Prompt: Collect all lines from the records below that include the word "draw".

Source data:
┌──

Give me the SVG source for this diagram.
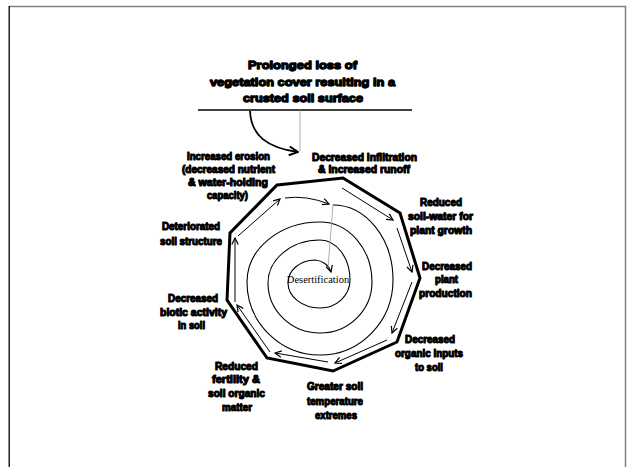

└──
┌──

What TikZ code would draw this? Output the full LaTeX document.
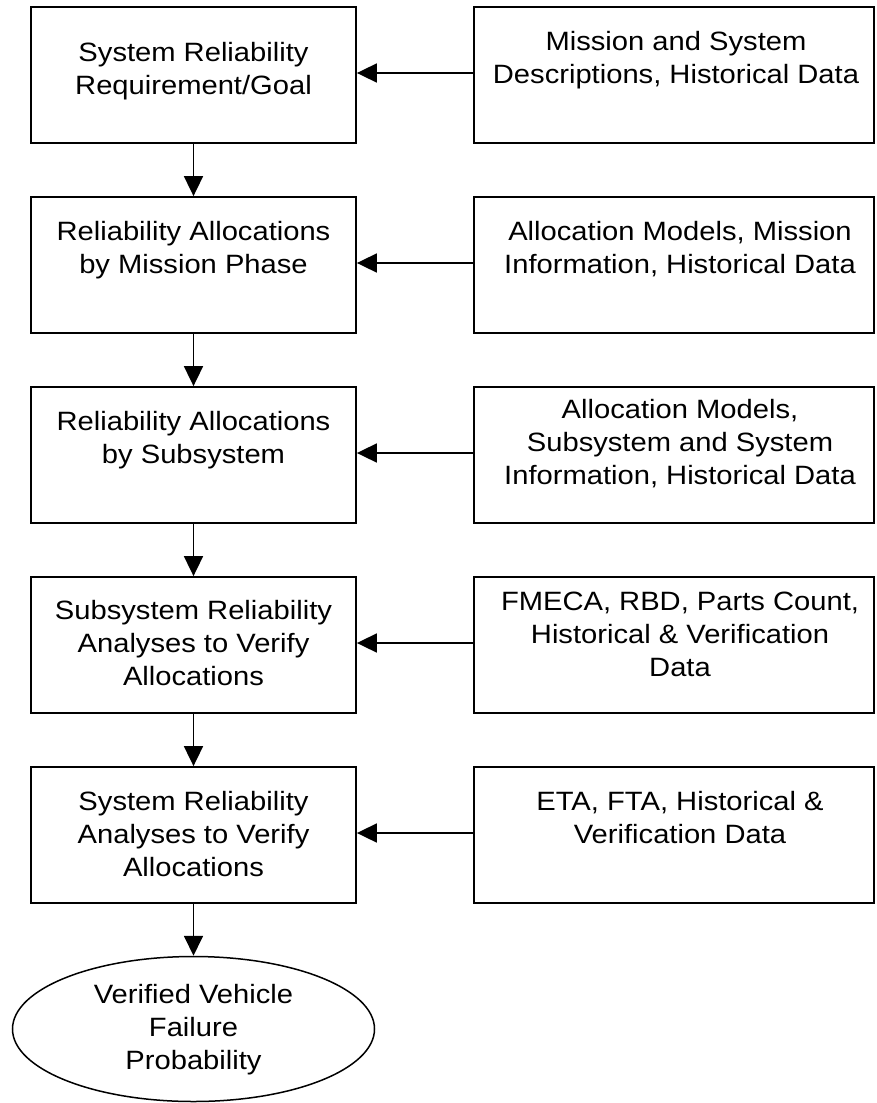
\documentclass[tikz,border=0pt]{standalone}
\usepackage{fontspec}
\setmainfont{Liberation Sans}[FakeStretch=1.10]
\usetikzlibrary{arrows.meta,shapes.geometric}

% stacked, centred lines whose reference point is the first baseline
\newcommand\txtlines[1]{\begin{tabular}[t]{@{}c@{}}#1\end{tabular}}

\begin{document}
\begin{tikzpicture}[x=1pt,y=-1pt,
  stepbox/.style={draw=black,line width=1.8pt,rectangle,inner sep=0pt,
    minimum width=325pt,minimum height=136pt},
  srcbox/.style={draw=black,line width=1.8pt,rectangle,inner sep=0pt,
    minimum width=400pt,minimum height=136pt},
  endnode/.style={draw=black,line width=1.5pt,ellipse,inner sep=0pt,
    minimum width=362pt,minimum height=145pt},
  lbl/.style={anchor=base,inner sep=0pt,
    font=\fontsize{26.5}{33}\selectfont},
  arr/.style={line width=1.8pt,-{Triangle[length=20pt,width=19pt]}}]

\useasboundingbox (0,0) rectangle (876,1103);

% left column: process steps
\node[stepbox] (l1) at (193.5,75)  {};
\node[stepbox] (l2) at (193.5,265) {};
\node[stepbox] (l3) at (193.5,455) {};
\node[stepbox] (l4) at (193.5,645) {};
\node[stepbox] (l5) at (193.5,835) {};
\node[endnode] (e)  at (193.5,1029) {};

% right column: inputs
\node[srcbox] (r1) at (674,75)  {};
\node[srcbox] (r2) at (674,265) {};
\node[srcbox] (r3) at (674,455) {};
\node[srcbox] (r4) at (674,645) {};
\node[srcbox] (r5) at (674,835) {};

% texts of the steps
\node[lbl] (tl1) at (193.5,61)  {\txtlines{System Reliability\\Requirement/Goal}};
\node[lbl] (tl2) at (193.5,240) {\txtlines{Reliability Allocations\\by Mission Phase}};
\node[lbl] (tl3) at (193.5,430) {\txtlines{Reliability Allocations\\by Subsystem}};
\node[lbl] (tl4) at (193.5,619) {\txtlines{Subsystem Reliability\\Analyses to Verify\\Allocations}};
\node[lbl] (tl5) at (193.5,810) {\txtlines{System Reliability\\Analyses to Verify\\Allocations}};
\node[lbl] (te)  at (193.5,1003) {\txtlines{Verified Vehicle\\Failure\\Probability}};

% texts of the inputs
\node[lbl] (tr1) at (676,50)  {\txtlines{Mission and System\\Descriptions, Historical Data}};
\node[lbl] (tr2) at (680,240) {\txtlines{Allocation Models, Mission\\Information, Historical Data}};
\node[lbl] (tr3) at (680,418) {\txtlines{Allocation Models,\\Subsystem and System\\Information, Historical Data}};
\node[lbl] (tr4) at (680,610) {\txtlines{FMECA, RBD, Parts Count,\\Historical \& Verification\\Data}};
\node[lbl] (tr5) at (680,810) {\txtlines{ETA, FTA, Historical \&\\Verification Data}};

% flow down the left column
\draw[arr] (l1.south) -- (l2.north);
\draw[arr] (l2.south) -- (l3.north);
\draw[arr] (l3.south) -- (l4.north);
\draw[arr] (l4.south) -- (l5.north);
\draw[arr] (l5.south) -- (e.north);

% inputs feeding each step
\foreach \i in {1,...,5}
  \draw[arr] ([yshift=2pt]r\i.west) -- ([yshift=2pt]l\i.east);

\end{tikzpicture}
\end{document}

└──

Result of the exercise:
What TikZ code would draw this? Output the full LaTeX document.
  stepbox/.style={draw=black,line width=1.8pt,rectangle,inner sep=0pt,
  srcbox/.style={draw=black,line width=1.8pt,rectangle,inner sep=0pt,
  endnode/.style={draw=black,line width=1.5pt,ellipse,inner sep=0pt,
\draw[arr] (l1.south) -- (l2.north);
\draw[arr] (l2.south) -- (l3.north);
\draw[arr] (l3.south) -- (l4.north);
\draw[arr] (l4.south) -- (l5.north);
\draw[arr] (l5.south) -- (e.north);
  \draw[arr] ([yshift=2pt]r\i.west) -- ([yshift=2pt]l\i.east);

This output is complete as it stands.